> AIM OF THE EXERCISE
Below is some material; set it all down exactly, apart from the pictures.

> AVAILABLE DATA
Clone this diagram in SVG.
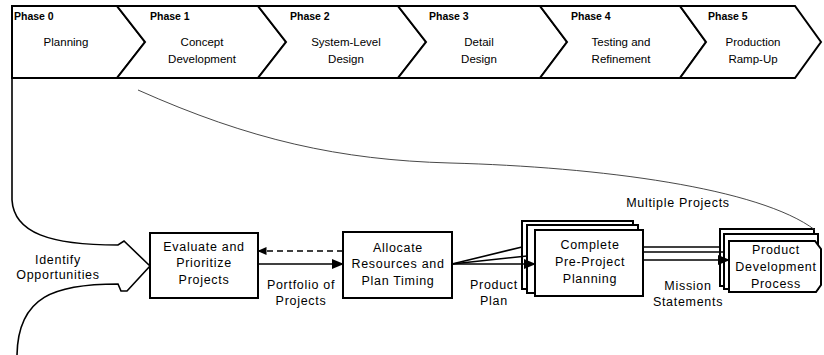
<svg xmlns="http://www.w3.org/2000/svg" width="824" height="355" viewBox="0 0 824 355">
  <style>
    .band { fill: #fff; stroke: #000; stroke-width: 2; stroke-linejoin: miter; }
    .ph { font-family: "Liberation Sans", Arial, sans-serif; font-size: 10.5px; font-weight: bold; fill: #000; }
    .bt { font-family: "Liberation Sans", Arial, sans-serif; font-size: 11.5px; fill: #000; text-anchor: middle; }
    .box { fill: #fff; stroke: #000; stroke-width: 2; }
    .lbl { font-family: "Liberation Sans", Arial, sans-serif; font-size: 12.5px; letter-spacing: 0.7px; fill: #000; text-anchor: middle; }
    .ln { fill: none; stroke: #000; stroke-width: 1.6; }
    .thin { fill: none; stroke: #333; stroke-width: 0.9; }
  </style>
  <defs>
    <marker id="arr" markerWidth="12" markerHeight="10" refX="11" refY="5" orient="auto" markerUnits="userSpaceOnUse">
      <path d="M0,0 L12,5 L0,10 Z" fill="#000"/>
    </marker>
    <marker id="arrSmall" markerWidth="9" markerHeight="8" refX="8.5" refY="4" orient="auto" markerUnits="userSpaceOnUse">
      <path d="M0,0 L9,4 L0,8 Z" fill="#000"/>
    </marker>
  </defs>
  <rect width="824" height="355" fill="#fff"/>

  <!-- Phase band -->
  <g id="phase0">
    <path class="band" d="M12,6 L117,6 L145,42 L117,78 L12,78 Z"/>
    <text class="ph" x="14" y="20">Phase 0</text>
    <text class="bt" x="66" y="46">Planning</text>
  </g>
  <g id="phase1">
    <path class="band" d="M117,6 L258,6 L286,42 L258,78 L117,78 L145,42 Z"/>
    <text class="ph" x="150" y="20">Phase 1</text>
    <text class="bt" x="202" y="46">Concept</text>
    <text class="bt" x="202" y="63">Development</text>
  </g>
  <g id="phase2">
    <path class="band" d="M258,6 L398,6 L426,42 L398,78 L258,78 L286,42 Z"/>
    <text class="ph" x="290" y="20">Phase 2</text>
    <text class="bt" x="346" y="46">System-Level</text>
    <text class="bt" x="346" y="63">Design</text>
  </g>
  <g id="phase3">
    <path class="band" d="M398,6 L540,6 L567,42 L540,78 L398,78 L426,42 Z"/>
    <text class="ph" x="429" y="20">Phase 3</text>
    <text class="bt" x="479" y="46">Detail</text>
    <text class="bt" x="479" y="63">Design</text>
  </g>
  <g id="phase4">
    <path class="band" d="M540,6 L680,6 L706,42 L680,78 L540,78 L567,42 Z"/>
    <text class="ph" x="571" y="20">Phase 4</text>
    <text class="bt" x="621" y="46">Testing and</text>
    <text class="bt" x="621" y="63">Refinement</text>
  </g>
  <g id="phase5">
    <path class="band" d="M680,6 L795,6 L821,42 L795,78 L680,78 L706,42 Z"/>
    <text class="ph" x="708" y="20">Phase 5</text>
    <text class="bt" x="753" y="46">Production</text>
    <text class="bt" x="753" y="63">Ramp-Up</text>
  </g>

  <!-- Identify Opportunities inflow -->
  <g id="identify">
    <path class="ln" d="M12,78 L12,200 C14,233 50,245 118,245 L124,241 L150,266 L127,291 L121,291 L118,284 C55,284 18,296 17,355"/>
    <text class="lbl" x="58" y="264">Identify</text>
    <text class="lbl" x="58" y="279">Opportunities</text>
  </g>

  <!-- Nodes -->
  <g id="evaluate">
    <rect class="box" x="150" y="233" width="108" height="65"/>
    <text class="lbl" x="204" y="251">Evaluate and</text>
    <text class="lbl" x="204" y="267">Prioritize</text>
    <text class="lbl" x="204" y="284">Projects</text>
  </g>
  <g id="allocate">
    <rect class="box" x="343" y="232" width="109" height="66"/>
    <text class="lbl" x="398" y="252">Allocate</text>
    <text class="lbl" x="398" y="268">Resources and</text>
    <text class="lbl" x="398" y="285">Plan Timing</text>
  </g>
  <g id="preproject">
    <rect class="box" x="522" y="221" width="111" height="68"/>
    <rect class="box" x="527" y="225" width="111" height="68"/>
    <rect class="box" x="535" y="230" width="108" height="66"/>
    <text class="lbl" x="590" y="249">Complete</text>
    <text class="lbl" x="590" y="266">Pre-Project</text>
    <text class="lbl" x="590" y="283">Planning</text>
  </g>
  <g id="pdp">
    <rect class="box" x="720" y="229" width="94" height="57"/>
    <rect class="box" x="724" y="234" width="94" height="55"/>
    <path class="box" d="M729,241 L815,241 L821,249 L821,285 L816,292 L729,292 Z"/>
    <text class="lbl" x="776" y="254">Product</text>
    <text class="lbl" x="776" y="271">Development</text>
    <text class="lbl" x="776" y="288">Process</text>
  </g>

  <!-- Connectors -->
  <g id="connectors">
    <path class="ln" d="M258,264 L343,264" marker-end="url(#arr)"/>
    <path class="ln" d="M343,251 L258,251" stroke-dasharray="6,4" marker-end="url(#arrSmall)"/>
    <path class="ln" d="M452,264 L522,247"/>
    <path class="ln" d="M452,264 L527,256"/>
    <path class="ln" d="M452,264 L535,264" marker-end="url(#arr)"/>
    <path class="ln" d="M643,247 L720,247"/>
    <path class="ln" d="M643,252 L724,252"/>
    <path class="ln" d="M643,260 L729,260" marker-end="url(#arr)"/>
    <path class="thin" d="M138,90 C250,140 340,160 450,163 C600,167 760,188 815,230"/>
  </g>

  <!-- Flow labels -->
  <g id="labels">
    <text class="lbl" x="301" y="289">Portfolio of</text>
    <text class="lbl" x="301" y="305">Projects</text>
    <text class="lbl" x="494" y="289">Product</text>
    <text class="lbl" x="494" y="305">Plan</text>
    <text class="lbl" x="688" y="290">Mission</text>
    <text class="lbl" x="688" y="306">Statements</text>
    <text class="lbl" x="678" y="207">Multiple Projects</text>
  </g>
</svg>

> EXERCISE SOLUTION
Clone this diagram in SVG.
<svg xmlns="http://www.w3.org/2000/svg" width="824" height="355" viewBox="0 0 824 355">
  <style>
    .band { fill: #fff; stroke: #000; stroke-width: 2; stroke-linejoin: miter; }
    .ph { font-family: "Liberation Sans", Arial, sans-serif; font-size: 10.5px; font-weight: bold; fill: #000; }
    .bt { font-family: "Liberation Sans", Arial, sans-serif; font-size: 11.5px; fill: #000; text-anchor: middle; }
    .box { fill: #fff; stroke: #000; stroke-width: 2; }
    .lbl { font-family: "Liberation Sans", Arial, sans-serif; font-size: 12.5px; letter-spacing: 0.7px; fill: #000; text-anchor: middle; }
    .ln { fill: none; stroke: #000; stroke-width: 1.6; }
    .thin { fill: none; stroke: #333; stroke-width: 0.9; }
  </style>
  <defs>
    <marker id="arr" markerWidth="12" markerHeight="10" refX="11" refY="5" orient="auto" markerUnits="userSpaceOnUse">
      <path d="M0,0 L12,5 L0,10 Z" fill="#000"/>
    </marker>
    <marker id="arrSmall" markerWidth="9" markerHeight="8" refX="8.5" refY="4" orient="auto" markerUnits="userSpaceOnUse">
      <path d="M0,0 L9,4 L0,8 Z" fill="#000"/>
    </marker>
  </defs>
  <rect width="824" height="355" fill="#fff"/>

  <!-- Phase band -->
  <g id="phase0">
    <path class="band" d="M12,6 L117,6 L145,42 L117,78 L12,78 Z"/>
    <text class="ph" x="14" y="20">Phase 0</text>
    <text class="bt" x="66" y="46">Planning</text>
  </g>
  <g id="phase1">
    <path class="band" d="M117,6 L258,6 L286,42 L258,78 L117,78 L145,42 Z"/>
    <text class="ph" x="150" y="20">Phase 1</text>
    <text class="bt" x="202" y="46">Concept</text>
    <text class="bt" x="202" y="63">Development</text>
  </g>
  <g id="phase2">
    <path class="band" d="M258,6 L398,6 L426,42 L398,78 L258,78 L286,42 Z"/>
    <text class="ph" x="290" y="20">Phase 2</text>
    <text class="bt" x="346" y="46">System-Level</text>
    <text class="bt" x="346" y="63">Design</text>
  </g>
  <g id="phase3">
    <path class="band" d="M398,6 L540,6 L567,42 L540,78 L398,78 L426,42 Z"/>
    <text class="ph" x="429" y="20">Phase 3</text>
    <text class="bt" x="479" y="46">Detail</text>
    <text class="bt" x="479" y="63">Design</text>
  </g>
  <g id="phase4">
    <path class="band" d="M540,6 L680,6 L706,42 L680,78 L540,78 L567,42 Z"/>
    <text class="ph" x="571" y="20">Phase 4</text>
    <text class="bt" x="621" y="46">Testing and</text>
    <text class="bt" x="621" y="63">Refinement</text>
  </g>
  <g id="phase5">
    <path class="band" d="M680,6 L795,6 L821,42 L795,78 L680,78 L706,42 Z"/>
    <text class="ph" x="708" y="20">Phase 5</text>
    <text class="bt" x="753" y="46">Production</text>
    <text class="bt" x="753" y="63">Ramp-Up</text>
  </g>

  <!-- Identify Opportunities inflow -->
  <g id="identify">
    <path class="ln" d="M12,78 L12,200 C14,233 50,245 118,245 L124,241 L150,266 L127,291 L121,291 L118,284 C55,284 18,296 17,355"/>
    <text class="lbl" x="58" y="264">Identify</text>
    <text class="lbl" x="58" y="279">Opportunities</text>
  </g>

  <!-- Nodes -->
  <g id="evaluate">
    <rect class="box" x="150" y="233" width="108" height="65"/>
    <text class="lbl" x="204" y="251">Evaluate and</text>
    <text class="lbl" x="204" y="267">Prioritize</text>
    <text class="lbl" x="204" y="284">Projects</text>
  </g>
  <g id="allocate">
    <rect class="box" x="343" y="232" width="109" height="66"/>
    <text class="lbl" x="398" y="252">Allocate</text>
    <text class="lbl" x="398" y="268">Resources and</text>
    <text class="lbl" x="398" y="285">Plan Timing</text>
  </g>
  <g id="preproject">
    <rect class="box" x="522" y="221" width="111" height="68"/>
    <rect class="box" x="527" y="225" width="111" height="68"/>
    <rect class="box" x="535" y="230" width="108" height="66"/>
    <text class="lbl" x="590" y="249">Complete</text>
    <text class="lbl" x="590" y="266">Pre-Project</text>
    <text class="lbl" x="590" y="283">Planning</text>
  </g>
  <g id="pdp">
    <rect class="box" x="720" y="229" width="94" height="57"/>
    <rect class="box" x="724" y="234" width="94" height="55"/>
    <path class="box" d="M729,241 L815,241 L821,249 L821,285 L816,292 L729,292 Z"/>
    <text class="lbl" x="776" y="254">Product</text>
    <text class="lbl" x="776" y="271">Development</text>
    <text class="lbl" x="776" y="288">Process</text>
  </g>

  <!-- Connectors -->
  <g id="connectors">
    <path class="ln" d="M258,264 L343,264" marker-end="url(#arr)"/>
    <path class="ln" d="M343,251 L258,251" stroke-dasharray="6,4" marker-end="url(#arrSmall)"/>
    <path class="ln" d="M452,264 L522,247"/>
    <path class="ln" d="M452,264 L527,256"/>
    <path class="ln" d="M452,264 L535,264" marker-end="url(#arr)"/>
    <path class="ln" d="M643,247 L720,247"/>
    <path class="ln" d="M643,252 L724,252"/>
    <path class="ln" d="M643,260 L729,260" marker-end="url(#arr)"/>
    <path class="thin" d="M138,90 C250,140 340,160 450,163 C600,167 760,188 815,230"/>
  </g>

  <!-- Flow labels -->
  <g id="labels">
    <text class="lbl" x="301" y="289">Portfolio of</text>
    <text class="lbl" x="301" y="305">Projects</text>
    <text class="lbl" x="494" y="289">Product</text>
    <text class="lbl" x="494" y="305">Plan</text>
    <text class="lbl" x="688" y="290">Mission</text>
    <text class="lbl" x="688" y="306">Statements</text>
    <text class="lbl" x="678" y="207">Multiple Projects</text>
  </g>
</svg>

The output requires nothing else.